Long before Paul Kennedy, the Yale historian who wrote the bestselling The Rise and Fall of the Great Powers, Nixon explicitly set out the argument that the US was overextended, that it needed to recognise limits to power. He appealed to the classic conservative virtues of prudence, scepticism concerning sweeping ambition, and the dangers of hubris.

In an age when it has been more or less compulsory for both Democrats and Republicans to champion a new American Century, Nixon lauded an emerging multipolar world. "When we see the world in which we are about to move," he remarked in 1971, "the United States no longer is in the position of complete pre-eminence or predominance (and) that is not a bad thing. As a matter of fact, it can be a constructive thing." Nixon was premature, but he had acknowledged what no president since has been willing to admit: that we live in a pluralistic world and that US power is past its apogee.

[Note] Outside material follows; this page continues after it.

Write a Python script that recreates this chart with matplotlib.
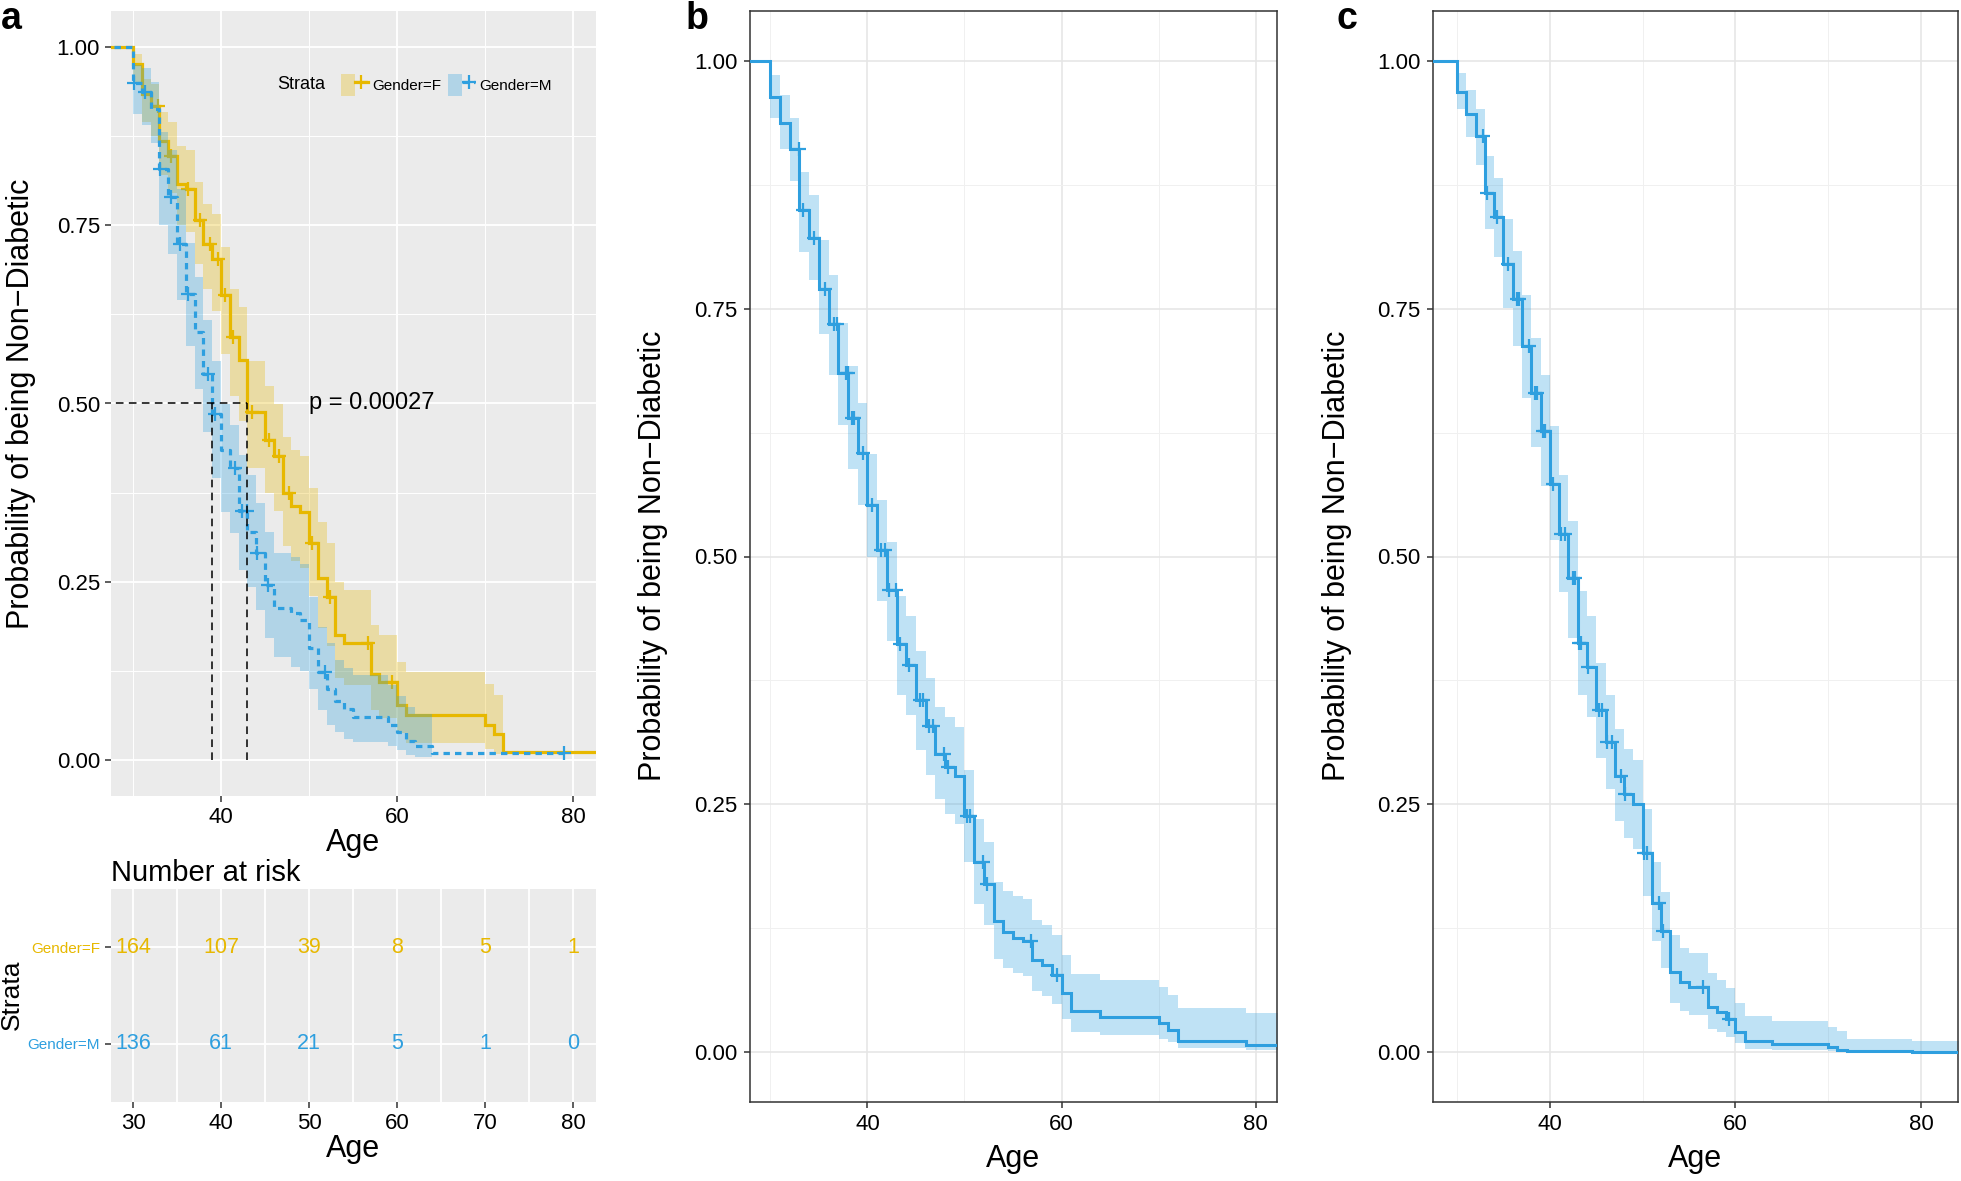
import numpy as np
import matplotlib
matplotlib.use("Agg")
import matplotlib.pyplot as plt  # noqa: E402
from matplotlib.lines import Line2D  # noqa: E402
from matplotlib.patches import Patch  # noqa: E402
from matplotlib.legend_handler import HandlerTuple  # noqa: E402

plt.rcParams["font.family"] = ["Liberation Sans", "DejaVu Sans"]

GOLD = "#E7B800"
BLUE = "#2E9FDF"
YLABEL = "Probability of being Non\u2212Diabetic"

# ---- panel a : Gender=F ----
f_time = [30, 31, 32, 33, 34, 35, 36, 37, 38, 39, 40, 41, 42, 43, 45, 46, 47, 48,
          49, 50, 51, 52, 53, 54, 57, 58, 60, 61, 70, 71, 72]
f_surv = [0.976, 0.934, 0.917, 0.868, 0.847, 0.808, 0.800, 0.757, 0.724, 0.703,
          0.652, 0.593, 0.561, 0.488, 0.449, 0.426, 0.374, 0.357, 0.348, 0.304,
          0.255, 0.229, 0.175, 0.164, 0.121, 0.110, 0.078, 0.063, 0.050, 0.037, 0.012]
f_upper = [0.990, 0.955, 0.948, 0.908, 0.895, 0.861, 0.855, 0.810, 0.780, 0.766,
           0.719, 0.661, 0.635, 0.560, 0.525, 0.500, 0.453, 0.435, 0.426, 0.381,
           0.334, 0.304, 0.250, 0.238, 0.189, 0.175, 0.138, 0.124, 0.107, 0.092]
f_lower = [0.950, 0.895, 0.875, 0.820, 0.795, 0.750, 0.740, 0.695, 0.660, 0.630,
           0.570, 0.510, 0.475, 0.410, 0.375, 0.350, 0.300, 0.280, 0.270, 0.230,
           0.185, 0.160, 0.115, 0.105, 0.070, 0.060, 0.038, 0.024, 0.016, 0.009]
f_censor = [32.8, 34.3, 36.3, 37.6, 38.8, 39.6, 40.5, 41.4, 43.5, 45.4, 46.6, 47.7,
            50.3, 52.4, 56.7, 59.4]

# ---- panel a : Gender=M ----
m_time = [30, 31, 32, 33, 34, 35, 36, 37, 38, 39, 40, 41, 42, 43, 44, 45, 46, 48,
          49, 50, 51, 52, 53, 54, 55, 59, 60, 61, 62, 64]
m_surv = [0.949, 0.937, 0.913, 0.829, 0.790, 0.724, 0.654, 0.600, 0.541, 0.485,
          0.435, 0.409, 0.350, 0.320, 0.290, 0.245, 0.213, 0.206, 0.196, 0.158,
          0.124, 0.100, 0.083, 0.072, 0.061, 0.050, 0.040, 0.027, 0.020, 0.010]
m_upper = [0.975, 0.970, 0.950, 0.880, 0.855, 0.800, 0.725, 0.677, 0.617, 0.560,
           0.500, 0.470, 0.428, 0.400, 0.360, 0.320, 0.290, 0.285, 0.275, 0.229,
           0.187, 0.164, 0.140, 0.130, 0.120, 0.105, 0.090, 0.075, 0.065]
m_lower = [0.905, 0.890, 0.865, 0.750, 0.710, 0.645, 0.580, 0.520, 0.460, 0.395,
           0.348, 0.318, 0.266, 0.243, 0.210, 0.171, 0.145, 0.131, 0.125, 0.100,
           0.070, 0.050, 0.040, 0.030, 0.025, 0.020, 0.014, 0.008, 0.005]
m_censor = [30.1, 31.4, 33.1, 34.3, 35.3, 36.3, 38.5, 39.3, 41.6, 42.4, 42.9, 44.1,
            45.3, 51.8, 79.0]

f_median = 43
m_median = 39
p_label = "p = 0.00027"

# ---- number at risk ----
risk_ages = [30, 40, 50, 60, 70, 80]
risk_f = [164, 107, 39, 8, 5, 1]
risk_m = [136, 61, 21, 5, 1, 0]

# ---- panel b ----
b_time = [30, 31, 32, 33, 34, 35, 36, 37, 38, 39, 40, 41, 42, 43, 44, 45, 46, 47,
          48, 49, 50, 51, 52, 53, 54, 55, 56, 57, 58, 59, 60, 61, 64, 70, 71, 72, 79]
b_surv = [0.963, 0.937, 0.911, 0.849, 0.821, 0.770, 0.734, 0.685, 0.640, 0.604,
          0.552, 0.507, 0.466, 0.412, 0.391, 0.355, 0.329, 0.301, 0.288, 0.279,
          0.238, 0.192, 0.170, 0.132, 0.121, 0.115, 0.112, 0.093, 0.088, 0.078,
          0.060, 0.042, 0.036, 0.030, 0.023, 0.012, 0.007]
b_upper = [0.985, 0.965, 0.942, 0.888, 0.864, 0.819, 0.784, 0.735, 0.692, 0.655,
           0.603, 0.557, 0.515, 0.460, 0.440, 0.405, 0.378, 0.348, 0.338, 0.328,
           0.285, 0.235, 0.212, 0.172, 0.163, 0.158, 0.155, 0.133, 0.128, 0.118,
           0.098, 0.079, 0.073, 0.066, 0.058, 0.045, 0.040]
b_lower = [0.942, 0.911, 0.879, 0.807, 0.779, 0.724, 0.683, 0.633, 0.588, 0.552,
           0.500, 0.455, 0.415, 0.360, 0.340, 0.305, 0.280, 0.255, 0.240, 0.230,
           0.192, 0.150, 0.128, 0.094, 0.085, 0.080, 0.077, 0.062, 0.057, 0.049,
           0.034, 0.021, 0.018, 0.014, 0.010, 0.004, 0.002]
b_censor = [32.9, 33.4, 34.5, 35.6, 36.6, 36.9, 37.8, 37.95, 38.4, 38.65, 39.55,
            40.45, 41.35, 41.8, 42.25, 42.9, 43.4, 44.3, 45.4, 45.75, 46.3, 46.75,
            47.85, 48.3, 50.3, 50.55, 51.9, 52.35, 56.85, 59.55]

# ---- panel c ----
c_time = [30, 31, 32, 33, 34, 35, 36, 37, 38, 39, 40, 41, 42, 43, 44, 45, 46, 47,
          48, 49, 50, 51, 52, 53, 54, 55, 57, 58, 59, 60, 61, 64, 70, 71, 72, 79]
c_surv = [0.968, 0.946, 0.924, 0.866, 0.842, 0.795, 0.760, 0.712, 0.665, 0.627,
          0.573, 0.523, 0.478, 0.413, 0.389, 0.345, 0.313, 0.279, 0.261, 0.250,
          0.201, 0.151, 0.122, 0.081, 0.071, 0.066, 0.046, 0.041, 0.034, 0.021,
          0.011, 0.008, 0.005, 0.002, 0.001, 0.0005]
c_upper = [0.987, 0.970, 0.951, 0.904, 0.882, 0.840, 0.808, 0.764, 0.720, 0.683,
           0.632, 0.582, 0.536, 0.465, 0.440, 0.393, 0.360, 0.326, 0.306, 0.295,
           0.245, 0.192, 0.162, 0.118, 0.105, 0.100, 0.080, 0.073, 0.065, 0.050,
           0.037, 0.032, 0.026, 0.022, 0.014, 0.011]
c_lower = [0.951, 0.923, 0.895, 0.830, 0.802, 0.751, 0.712, 0.660, 0.610, 0.571,
           0.517, 0.464, 0.418, 0.360, 0.338, 0.297, 0.266, 0.233, 0.216, 0.205,
           0.158, 0.112, 0.085, 0.050, 0.042, 0.038, 0.024, 0.021, 0.016, 0.009,
           0.003, 0.002, 0.001, 0.0, 0.0, 0.0]
c_censor = [32.8, 33.2, 34.3, 35.5, 36.45, 36.7, 37.75, 38.4, 38.6, 39.3, 39.5,
            40.35, 41.2, 41.65, 42.5, 42.7, 43.15, 43.4, 44.15, 45.3, 45.6, 46.2,
            46.75, 47.7, 48.1, 50.1, 50.5, 51.8, 52.2, 56.55, 59.35]


def surv_at(times, surv, t):
    idx = np.searchsorted(times, t, side="right") - 1
    return np.where(idx < 0, 1.0, np.asarray(surv)[np.clip(idx, 0, None)])


def draw_km(ax, times, surv, upper, lower, band_end, line_end, censor, color,
            ls="-", lw=2.3, z=3):
    times = np.asarray(times, float)
    nb = len(upper)
    bx = np.append(times[:nb], band_end)
    ax.fill_between(bx, np.append(lower, lower[-1]), np.append(upper, upper[-1]),
                    step="post", color=color, alpha=0.3, lw=0, zorder=z - 1)
    x = np.concatenate([[0.0], times, [line_end]])
    y = np.concatenate([[1.0], surv, [surv[-1]]])
    ax.step(x, y, where="post", color=color, lw=lw, ls=ls, zorder=z,
            solid_joinstyle="miter")
    cx = np.asarray(censor, float)
    ax.plot(cx, surv_at(times, surv, cx), ls="none", marker="+", ms=10,
            mew=1.6, color=color, zorder=z + 1)


def style_grey(ax):
    ax.set_facecolor("#EBEBEB")
    for s in ax.spines.values():
        s.set_visible(False)
    ax.grid(True, which="major", color="white", lw=1.3, zorder=0)
    ax.grid(True, which="minor", color="white", lw=0.7, zorder=0)
    ax.set_axisbelow(True)
    ax.tick_params(which="major", direction="out", length=4, width=1.1,
                   color="#333333", labelsize=16, labelcolor="black", pad=4)
    ax.tick_params(which="minor", length=0)


def style_bw(ax):
    ax.set_facecolor("white")
    for s in ax.spines.values():
        s.set_color("#333333")
        s.set_linewidth(1.1)
    ax.grid(True, which="major", color="#E6E6E6", lw=1.2, zorder=0)
    ax.grid(True, which="minor", color="#F0F0F0", lw=0.7, zorder=0)
    ax.set_axisbelow(True)
    ax.tick_params(which="major", direction="out", length=4, width=1.1,
                   color="#333333", labelsize=16, labelcolor="black", pad=5)
    ax.tick_params(which="minor", length=0)


W, H = 1961, 1181
fig = plt.figure(figsize=(W / 100, H / 100), dpi=100)


def box(left, top, right, bottom):
    return [left / W, 1 - bottom / H, (right - left) / W, (bottom - top) / H]


# ---------------- panel a ----------------
ax = fig.add_axes(box(111, 11, 596, 796))
style_grey(ax)
draw_km(ax, f_time, f_surv, f_upper, f_lower, f_time[len(f_upper)], 90,
        f_censor, GOLD, z=3)
draw_km(ax, m_time, m_surv, m_upper, m_lower, m_time[len(m_upper)], 79,
        m_censor, BLUE, ls=(0, (2.0, 1.6)), z=5)
ax.plot([0, f_median], [0.5, 0.5], color="black", lw=1.1, ls=(0, (5, 3.5)), zorder=7)
for med in (m_median, f_median):
    ax.plot([med, med], [0, 0.5], color="black", lw=1.1, ls=(0, (5, 3.5)), zorder=7)
ax.text(50, 0.5, p_label, fontsize=17, ha="left", va="center", zorder=8)
ax.set_xlim(27.5, 82.6)
ax.set_ylim(-0.05, 1.05)
ax.set_xticks([40, 60, 80])
ax.set_xticks([30, 50, 70], minor=True)
ax.set_yticks([0, 0.25, 0.5, 0.75, 1.0])
ax.set_yticklabels(["0.00", "0.25", "0.50", "0.75", "1.00"])
ax.set_yticks([0.125, 0.375, 0.625, 0.875], minor=True)
ax.set_xlabel("Age", fontsize=22, labelpad=0)

handles = [
    (Patch(facecolor=GOLD, alpha=0.3, lw=0),
     Line2D([], [], color=GOLD, lw=2.3, marker="+", ms=10, mew=1.6)),
    (Patch(facecolor=BLUE, alpha=0.3, lw=0),
     Line2D([], [], color=BLUE, lw=2.3, ls=(0, (2.0, 1.6)), marker="+", ms=10, mew=1.6)),
]
ax.legend(handles, ["Gender=F", "Gender=M"], ncol=2, frameon=False, fontsize=11,
          handler_map={tuple: HandlerTuple(ndivide=None)}, handlelength=1.8,
          handleheight=1.8, handletextpad=0.25, columnspacing=0.45, borderpad=0,
          loc="center left", bbox_to_anchor=(0.458, 0.906))
ax.text(0.342, 0.906, "Strata", transform=ax.transAxes, fontsize=13,
        ha="left", va="center")

fig.text(21 / W, 1 - 403.5 / H, YLABEL, rotation=90, fontsize=22,
         ha="center", va="center")

# ---------------- risk table ----------------
rt = fig.add_axes(box(111, 889, 596, 1102))
style_grey(rt)
rt.grid(True, which="minor", color="white", lw=1.3, zorder=0)
for xa, nf, nm in zip(risk_ages, risk_f, risk_m):
    rt.text(xa, 2, str(nf), color=GOLD, fontsize=15.5, ha="center", va="center")
    rt.text(xa, 1, str(nm), color=BLUE, fontsize=15.5, ha="center", va="center")
rt.set_xlim(27.5, 82.6)
rt.set_ylim(0.4, 2.6)
rt.set_xticks(risk_ages)
rt.set_xticks([35, 45, 55, 65, 75], minor=True)
rt.set_yticks([1, 2])
rt.set_yticklabels(["Gender=M", "Gender=F"], fontsize=11)
for lab, col in zip(rt.get_yticklabels(), [BLUE, GOLD]):
    lab.set_color(col)
rt.set_xlabel("Age", fontsize=22, labelpad=0)
rt.set_title("Number at risk", fontsize=21, loc="left", pad=6)
fig.text(12 / W, 1 - 995 / H, "Strata", rotation=90, fontsize=19,
         ha="center", va="center")

# ---------------- panel b ----------------
bx_ = fig.add_axes(box(750, 11, 1277, 1102))
style_bw(bx_)
draw_km(bx_, b_time, b_surv, b_upper, b_lower, 90, 90, b_censor, BLUE, lw=2.2)
bx_.set_xlim(27.9, 82.2)
bx_.set_ylim(-0.05, 1.05)

# ---------------- panel c ----------------
cx_ = fig.add_axes(box(1433, 11, 1958, 1102))
style_bw(cx_)
draw_km(cx_, c_time, c_surv, c_upper, c_lower, 90, 90, c_censor, BLUE, lw=2.2)
cx_.set_xlim(27.4, 84.0)
cx_.set_ylim(-0.05, 1.05)

for a_, xl in ((bx_, 653), (cx_, 1337)):
    a_.set_xticks([40, 60, 80])
    a_.set_xticks([30, 50, 70], minor=True)
    a_.set_yticks([0, 0.25, 0.5, 0.75, 1.0])
    a_.set_yticklabels(["0.00", "0.25", "0.50", "0.75", "1.00"])
    a_.set_yticks([0.125, 0.375, 0.625, 0.875], minor=True)
    a_.set_xlabel("Age", fontsize=22, labelpad=6)
    fig.text(xl / W, 1 - 556 / H, YLABEL, rotation=90, fontsize=22,
             ha="center", va="center")

for lbl, xp in (("a", 1), ("b", 686), ("c", 1336)):
    fig.text(xp / W, 0.999, lbl, fontsize=27, fontweight="bold",
             ha="left", va="top")

fig.savefig("out.png", dpi=100)
plt.close(fig)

None of this is meant to suggest that today's Republicans ought to jettison long-held principles of small government and free markets, or fall over themselves to accommodate Democrats at every turn. Nor is it an attempt to sugar coat the crimes and misdemeanors of the Nixon administration. One can concede Nixon had a dark side that helped destroy his presidency, and still believe that the GOP would do well to learn from his brand of conservatism.

So nearly 19 years after his death, and almost four decades since his resignation, what might Nixon advise Republicans today?

Avoid ideological litmus tests to primary candidates. Adapt to the changing circumstances of a more liberal post-electoral environment. And adopt a more realist view in a post-American world.

Such advice might offend the sensibilities of many Republicans, from Tea Partiers to neo-conservatives, but it would help improve their electoral prospects in a progressive age. It might also put an end to the divisive politics dominating Washington today.